● **Exercise directions**
Transcribe the listing exactly, leaving out every picture.

● **Recorded information**

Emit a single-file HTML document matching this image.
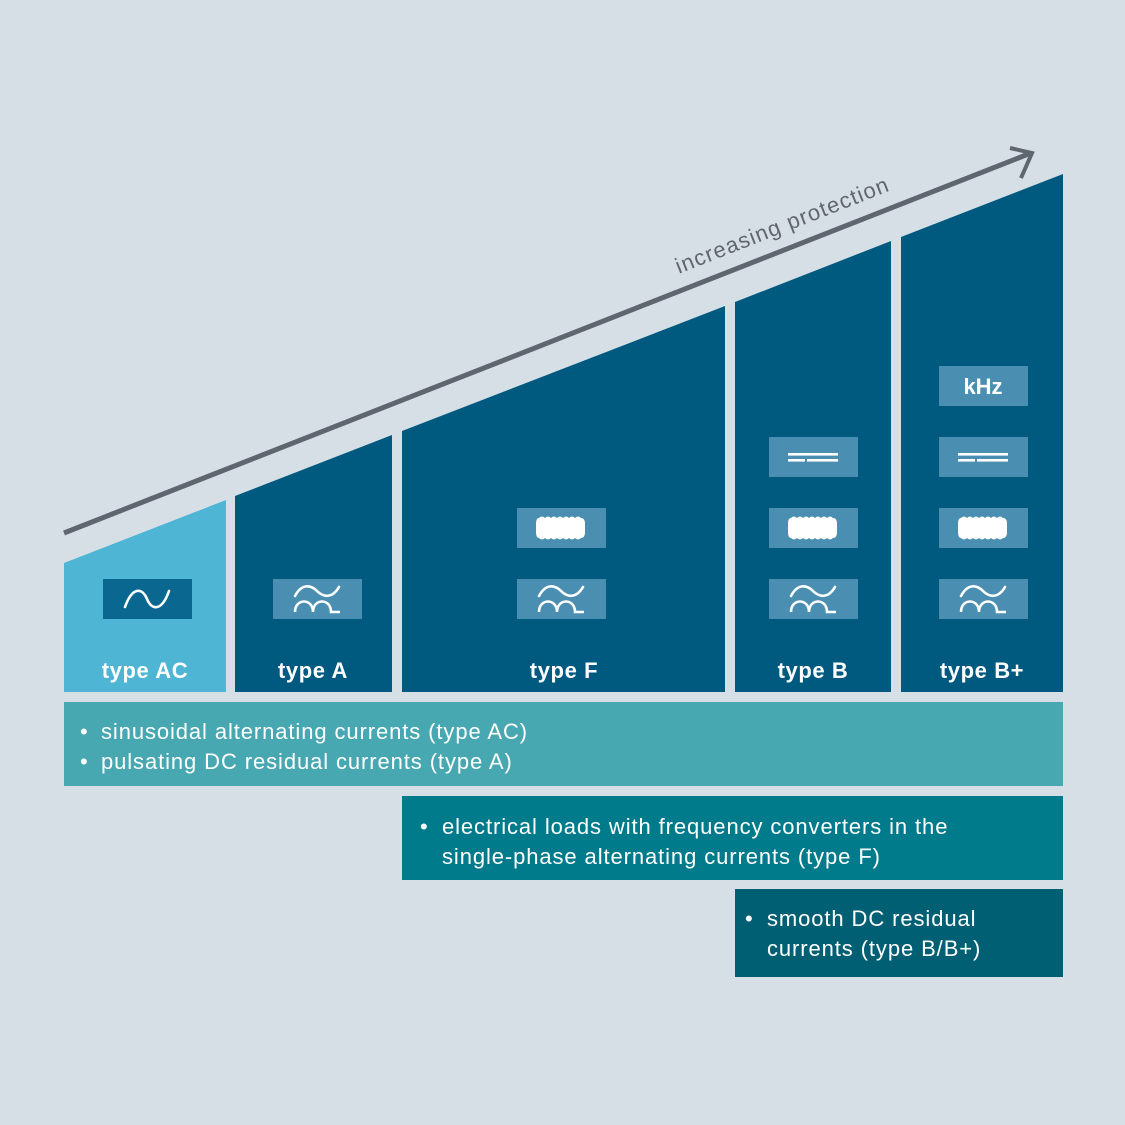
<!DOCTYPE html>
<html><head><style>
body{margin:0;width:1125px;height:1125px;background:#d6dfe6;overflow:hidden;font-family:"Liberation Sans",sans-serif}
</style></head><body>
<svg width="1125" height="1125" xmlns="http://www.w3.org/2000/svg" style="position:absolute;left:0;top:0">
<defs>
<g id="wave"><path d="M-22,8 C-15,-12 -5,-12 0,0 C5,12 15,12 22,-8" fill="none" stroke="#fff" stroke-width="2.6" stroke-linecap="round"/></g>
<g id="puls">
<path d="M-22,-3 C-15,-16 -6,-14 0,-8 C6,-2 15,0 22,-12" fill="none" stroke="#fff" stroke-width="2.6" stroke-linecap="round"/>
<path d="M-22,13 C-22,-1 -4,-1 -4,13 M-4,13 C-4,-1 14,-1 14,13 L23,13" fill="none" stroke="#fff" stroke-width="2.6"/>
</g>
<g id="ripple"><path d="M-22,-10 Q-19,-13 -16,-10 Q-13,-13 -10,-10 Q-7,-13 -4,-10 Q-1,-13 2,-10 Q5,-13 8,-10 Q11,-13 14,-10 Q17,-13 20,-10 Q24,-10 24,-4 L24,4 Q24,10 20,10 Q17,13 14,10 Q11,13 8,10 Q5,13 2,10 Q-1,13 -4,10 Q-7,13 -10,10 Q-13,13 -16,10 Q-19,13 -22,10 Q-25,10 -25,4 L-25,-4 Q-25,-10 -22,-10Z" fill="#fff"/></g>
<g id="dc"><rect x="-25" y="-4" width="50" height="2.6" fill="#fff"/><rect x="-25" y="2" width="17" height="2.6" fill="#fff"/><rect x="-6" y="2" width="31" height="2.6" fill="#fff"/></g>
</defs>
<polygon points="64,563 226,500 226,692 64,692" fill="#4fb5d4"/>
<polygon points="235,496 392,435 392,692 235,692" fill="#005a80"/>
<polygon points="402,431 725,306 725,692 402,692" fill="#005a80"/>
<polygon points="735,302 891,241 891,692 735,692" fill="#005a80"/>
<polygon points="901,237 1063,174 1063,692 901,692" fill="#005a80"/>
<line x1="64" y1="533" x2="1031" y2="153" stroke="#5f6670" stroke-width="5"/>
<polyline points="1010,148 1032,153 1021,178" fill="none" stroke="#5f6670" stroke-width="4"/>
<text x="785" y="232" transform="rotate(-21.5 785 232)" text-anchor="middle" font-size="22" fill="#5f6670" letter-spacing="1.2">increasing protection</text>
<rect x="103" y="579" width="89" height="40" fill="#0a6790"/>
<use href="#wave" x="147" y="599"/>
<g fill="#4a8fb2">
<rect x="273" y="579" width="89" height="40"/>
<rect x="517" y="579" width="89" height="40"/><rect x="517" y="508" width="89" height="40"/>
<rect x="769" y="579" width="89" height="40"/><rect x="769" y="508" width="89" height="40"/><rect x="769" y="437" width="89" height="40"/>
<rect x="939" y="579" width="89" height="40"/><rect x="939" y="508" width="89" height="40"/><rect x="939" y="437" width="89" height="40"/><rect x="939" y="366" width="89" height="40"/>
</g>
<use href="#puls" x="317" y="599"/><use href="#puls" x="561" y="599"/><use href="#puls" x="813" y="599"/><use href="#puls" x="983" y="599"/>
<use href="#ripple" x="561" y="528"/><use href="#ripple" x="813" y="528"/><use href="#ripple" x="983" y="528"/>
<use href="#dc" x="813" y="457"/><use href="#dc" x="983" y="457"/>
<text x="983" y="394" text-anchor="middle" font-size="22" font-weight="bold" fill="#fff">kHz</text>
<g font-size="22" font-weight="bold" fill="#fff" text-anchor="middle" letter-spacing="0.6">
<text x="145" y="678">type AC</text><text x="313" y="678">type A</text><text x="564" y="678">type F</text><text x="813" y="678">type B</text><text x="982" y="678">type B+</text>
</g>
<rect x="64" y="702" width="999" height="84" fill="#48a8b2"/>
<rect x="402" y="796" width="661" height="84" fill="#007b8c"/>
<rect x="735" y="889" width="328" height="88" fill="#005f73"/>
<g font-size="22" fill="#fff" letter-spacing="0.9">
<text x="80" y="739">•</text><text x="101" y="739">sinusoidal alternating currents (type AC)</text>
<text x="80" y="769">•</text><text x="101" y="769">pulsating DC residual currents (type A)</text>
<text x="420" y="834">•</text><text x="442" y="834">electrical loads with frequency converters in the</text>
<text x="442" y="864">single-phase alternating currents (type F)</text>
<text x="745" y="926">•</text><text x="767" y="926">smooth DC residual</text>
<text x="767" y="956">currents (type B/B+)</text>
</g>
</svg>
</body></html>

● **Expected answer**
Emit a single-file HTML document matching this image.
<!DOCTYPE html>
<html><head><style>
body{margin:0;width:1125px;height:1125px;background:#d6dfe6;overflow:hidden;font-family:"Liberation Sans",sans-serif}
</style></head><body>
<svg width="1125" height="1125" xmlns="http://www.w3.org/2000/svg" style="position:absolute;left:0;top:0">
<defs>
<g id="wave"><path d="M-22,8 C-15,-12 -5,-12 0,0 C5,12 15,12 22,-8" fill="none" stroke="#fff" stroke-width="2.6" stroke-linecap="round"/></g>
<g id="puls">
<path d="M-22,-3 C-15,-16 -6,-14 0,-8 C6,-2 15,0 22,-12" fill="none" stroke="#fff" stroke-width="2.6" stroke-linecap="round"/>
<path d="M-22,13 C-22,-1 -4,-1 -4,13 M-4,13 C-4,-1 14,-1 14,13 L23,13" fill="none" stroke="#fff" stroke-width="2.6"/>
</g>
<g id="ripple"><path d="M-22,-10 Q-19,-13 -16,-10 Q-13,-13 -10,-10 Q-7,-13 -4,-10 Q-1,-13 2,-10 Q5,-13 8,-10 Q11,-13 14,-10 Q17,-13 20,-10 Q24,-10 24,-4 L24,4 Q24,10 20,10 Q17,13 14,10 Q11,13 8,10 Q5,13 2,10 Q-1,13 -4,10 Q-7,13 -10,10 Q-13,13 -16,10 Q-19,13 -22,10 Q-25,10 -25,4 L-25,-4 Q-25,-10 -22,-10Z" fill="#fff"/></g>
<g id="dc"><rect x="-25" y="-4" width="50" height="2.6" fill="#fff"/><rect x="-25" y="2" width="17" height="2.6" fill="#fff"/><rect x="-6" y="2" width="31" height="2.6" fill="#fff"/></g>
</defs>
<polygon points="64,563 226,500 226,692 64,692" fill="#4fb5d4"/>
<polygon points="235,496 392,435 392,692 235,692" fill="#005a80"/>
<polygon points="402,431 725,306 725,692 402,692" fill="#005a80"/>
<polygon points="735,302 891,241 891,692 735,692" fill="#005a80"/>
<polygon points="901,237 1063,174 1063,692 901,692" fill="#005a80"/>
<line x1="64" y1="533" x2="1031" y2="153" stroke="#5f6670" stroke-width="5"/>
<polyline points="1010,148 1032,153 1021,178" fill="none" stroke="#5f6670" stroke-width="4"/>
<text x="785" y="232" transform="rotate(-21.5 785 232)" text-anchor="middle" font-size="22" fill="#5f6670" letter-spacing="1.2">increasing protection</text>
<rect x="103" y="579" width="89" height="40" fill="#0a6790"/>
<use href="#wave" x="147" y="599"/>
<g fill="#4a8fb2">
<rect x="273" y="579" width="89" height="40"/>
<rect x="517" y="579" width="89" height="40"/><rect x="517" y="508" width="89" height="40"/>
<rect x="769" y="579" width="89" height="40"/><rect x="769" y="508" width="89" height="40"/><rect x="769" y="437" width="89" height="40"/>
<rect x="939" y="579" width="89" height="40"/><rect x="939" y="508" width="89" height="40"/><rect x="939" y="437" width="89" height="40"/><rect x="939" y="366" width="89" height="40"/>
</g>
<use href="#puls" x="317" y="599"/><use href="#puls" x="561" y="599"/><use href="#puls" x="813" y="599"/><use href="#puls" x="983" y="599"/>
<use href="#ripple" x="561" y="528"/><use href="#ripple" x="813" y="528"/><use href="#ripple" x="983" y="528"/>
<use href="#dc" x="813" y="457"/><use href="#dc" x="983" y="457"/>
<text x="983" y="394" text-anchor="middle" font-size="22" font-weight="bold" fill="#fff">kHz</text>
<g font-size="22" font-weight="bold" fill="#fff" text-anchor="middle" letter-spacing="0.6">
<text x="145" y="678">type AC</text><text x="313" y="678">type A</text><text x="564" y="678">type F</text><text x="813" y="678">type B</text><text x="982" y="678">type B+</text>
</g>
<rect x="64" y="702" width="999" height="84" fill="#48a8b2"/>
<rect x="402" y="796" width="661" height="84" fill="#007b8c"/>
<rect x="735" y="889" width="328" height="88" fill="#005f73"/>
<g font-size="22" fill="#fff" letter-spacing="0.9">
<text x="80" y="739">•</text><text x="101" y="739">sinusoidal alternating currents (type AC)</text>
<text x="80" y="769">•</text><text x="101" y="769">pulsating DC residual currents (type A)</text>
<text x="420" y="834">•</text><text x="442" y="834">electrical loads with frequency converters in the</text>
<text x="442" y="864">single-phase alternating currents (type F)</text>
<text x="745" y="926">•</text><text x="767" y="926">smooth DC residual</text>
<text x="767" y="956">currents (type B/B+)</text>
</g>
</svg>
</body></html>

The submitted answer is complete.